Goal of the exercise :: Copy the data below exactly, omitting any picture it contains.

################

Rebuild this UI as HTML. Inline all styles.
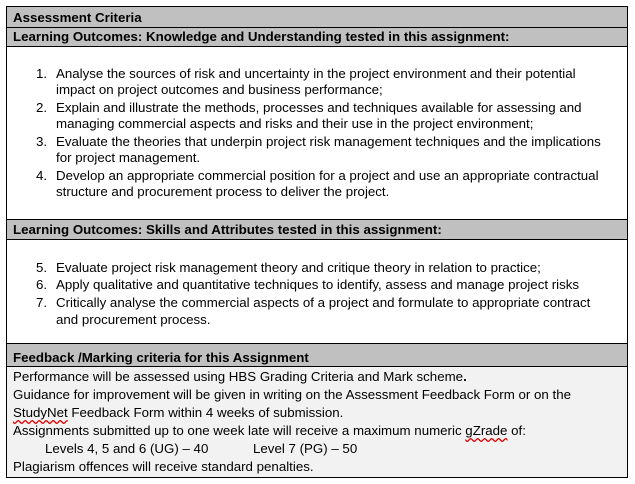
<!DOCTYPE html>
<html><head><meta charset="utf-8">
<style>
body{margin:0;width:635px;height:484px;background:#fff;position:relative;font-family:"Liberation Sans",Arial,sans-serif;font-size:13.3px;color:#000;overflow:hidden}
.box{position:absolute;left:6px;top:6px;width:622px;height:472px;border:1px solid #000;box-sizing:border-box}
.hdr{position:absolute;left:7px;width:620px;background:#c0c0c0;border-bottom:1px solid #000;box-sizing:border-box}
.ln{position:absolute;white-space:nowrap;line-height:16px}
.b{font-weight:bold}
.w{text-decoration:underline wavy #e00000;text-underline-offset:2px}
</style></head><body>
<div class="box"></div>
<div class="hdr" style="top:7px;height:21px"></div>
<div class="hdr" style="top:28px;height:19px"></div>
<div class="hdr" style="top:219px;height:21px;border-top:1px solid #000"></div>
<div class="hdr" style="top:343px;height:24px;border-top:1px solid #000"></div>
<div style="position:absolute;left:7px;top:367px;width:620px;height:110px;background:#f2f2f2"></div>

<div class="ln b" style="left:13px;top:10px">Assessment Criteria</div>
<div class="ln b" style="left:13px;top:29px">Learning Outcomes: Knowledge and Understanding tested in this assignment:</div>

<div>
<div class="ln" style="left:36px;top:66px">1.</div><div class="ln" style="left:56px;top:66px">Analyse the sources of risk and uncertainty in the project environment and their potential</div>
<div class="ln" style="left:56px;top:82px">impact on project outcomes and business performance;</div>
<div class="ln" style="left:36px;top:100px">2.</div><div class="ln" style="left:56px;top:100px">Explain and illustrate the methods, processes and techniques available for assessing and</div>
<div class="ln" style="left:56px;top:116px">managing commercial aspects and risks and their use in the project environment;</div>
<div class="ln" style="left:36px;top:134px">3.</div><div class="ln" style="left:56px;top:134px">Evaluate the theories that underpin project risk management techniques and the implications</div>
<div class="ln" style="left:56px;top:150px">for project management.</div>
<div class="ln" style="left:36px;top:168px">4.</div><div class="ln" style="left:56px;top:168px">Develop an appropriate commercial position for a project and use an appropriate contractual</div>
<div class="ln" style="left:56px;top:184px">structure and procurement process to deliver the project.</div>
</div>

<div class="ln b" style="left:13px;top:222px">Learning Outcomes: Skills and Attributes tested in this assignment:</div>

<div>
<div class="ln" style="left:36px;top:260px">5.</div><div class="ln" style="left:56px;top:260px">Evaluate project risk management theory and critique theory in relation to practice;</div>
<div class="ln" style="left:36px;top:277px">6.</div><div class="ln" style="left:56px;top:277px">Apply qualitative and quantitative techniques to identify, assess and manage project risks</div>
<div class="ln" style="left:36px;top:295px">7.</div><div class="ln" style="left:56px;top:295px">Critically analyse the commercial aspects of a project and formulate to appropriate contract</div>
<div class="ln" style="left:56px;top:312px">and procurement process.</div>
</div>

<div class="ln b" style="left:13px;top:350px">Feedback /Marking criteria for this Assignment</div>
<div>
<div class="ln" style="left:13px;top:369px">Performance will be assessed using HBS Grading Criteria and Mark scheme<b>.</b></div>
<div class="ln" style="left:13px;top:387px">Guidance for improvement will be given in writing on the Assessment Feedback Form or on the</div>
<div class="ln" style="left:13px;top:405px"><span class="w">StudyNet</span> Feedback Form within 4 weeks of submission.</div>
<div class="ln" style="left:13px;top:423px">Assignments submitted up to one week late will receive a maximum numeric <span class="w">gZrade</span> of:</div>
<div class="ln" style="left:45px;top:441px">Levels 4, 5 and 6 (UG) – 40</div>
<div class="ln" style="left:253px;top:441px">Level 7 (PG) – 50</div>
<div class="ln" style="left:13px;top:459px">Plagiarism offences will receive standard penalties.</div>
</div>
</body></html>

################

Solution to this task ::
Rebuild this UI as HTML. Inline all styles.
<!DOCTYPE html>
<html><head><meta charset="utf-8">
<style>
body{margin:0;width:635px;height:484px;background:#fff;position:relative;font-family:"Liberation Sans",Arial,sans-serif;font-size:13.3px;color:#000;overflow:hidden}
.box{position:absolute;left:6px;top:6px;width:622px;height:472px;border:1px solid #000;box-sizing:border-box}
.hdr{position:absolute;left:7px;width:620px;background:#c0c0c0;border-bottom:1px solid #000;box-sizing:border-box}
.ln{position:absolute;white-space:nowrap;line-height:16px}
.b{font-weight:bold}
.w{text-decoration:underline wavy #e00000;text-underline-offset:2px}
</style></head><body>
<div class="box"></div>
<div class="hdr" style="top:7px;height:21px"></div>
<div class="hdr" style="top:28px;height:19px"></div>
<div class="hdr" style="top:219px;height:21px;border-top:1px solid #000"></div>
<div class="hdr" style="top:343px;height:24px;border-top:1px solid #000"></div>
<div style="position:absolute;left:7px;top:367px;width:620px;height:110px;background:#f2f2f2"></div>

<div class="ln b" style="left:13px;top:10px">Assessment Criteria</div>
<div class="ln b" style="left:13px;top:29px">Learning Outcomes: Knowledge and Understanding tested in this assignment:</div>

<div>
<div class="ln" style="left:36px;top:66px">1.</div><div class="ln" style="left:56px;top:66px">Analyse the sources of risk and uncertainty in the project environment and their potential</div>
<div class="ln" style="left:56px;top:82px">impact on project outcomes and business performance;</div>
<div class="ln" style="left:36px;top:100px">2.</div><div class="ln" style="left:56px;top:100px">Explain and illustrate the methods, processes and techniques available for assessing and</div>
<div class="ln" style="left:56px;top:116px">managing commercial aspects and risks and their use in the project environment;</div>
<div class="ln" style="left:36px;top:134px">3.</div><div class="ln" style="left:56px;top:134px">Evaluate the theories that underpin project risk management techniques and the implications</div>
<div class="ln" style="left:56px;top:150px">for project management.</div>
<div class="ln" style="left:36px;top:168px">4.</div><div class="ln" style="left:56px;top:168px">Develop an appropriate commercial position for a project and use an appropriate contractual</div>
<div class="ln" style="left:56px;top:184px">structure and procurement process to deliver the project.</div>
</div>

<div class="ln b" style="left:13px;top:222px">Learning Outcomes: Skills and Attributes tested in this assignment:</div>

<div>
<div class="ln" style="left:36px;top:260px">5.</div><div class="ln" style="left:56px;top:260px">Evaluate project risk management theory and critique theory in relation to practice;</div>
<div class="ln" style="left:36px;top:277px">6.</div><div class="ln" style="left:56px;top:277px">Apply qualitative and quantitative techniques to identify, assess and manage project risks</div>
<div class="ln" style="left:36px;top:295px">7.</div><div class="ln" style="left:56px;top:295px">Critically analyse the commercial aspects of a project and formulate to appropriate contract</div>
<div class="ln" style="left:56px;top:312px">and procurement process.</div>
</div>

<div class="ln b" style="left:13px;top:350px">Feedback /Marking criteria for this Assignment</div>
<div>
<div class="ln" style="left:13px;top:369px">Performance will be assessed using HBS Grading Criteria and Mark scheme<b>.</b></div>
<div class="ln" style="left:13px;top:387px">Guidance for improvement will be given in writing on the Assessment Feedback Form or on the</div>
<div class="ln" style="left:13px;top:405px"><span class="w">StudyNet</span> Feedback Form within 4 weeks of submission.</div>
<div class="ln" style="left:13px;top:423px">Assignments submitted up to one week late will receive a maximum numeric <span class="w">gZrade</span> of:</div>
<div class="ln" style="left:45px;top:441px">Levels 4, 5 and 6 (UG) – 40</div>
<div class="ln" style="left:253px;top:441px">Level 7 (PG) – 50</div>
<div class="ln" style="left:13px;top:459px">Plagiarism offences will receive standard penalties.</div>
</div>
</body></html>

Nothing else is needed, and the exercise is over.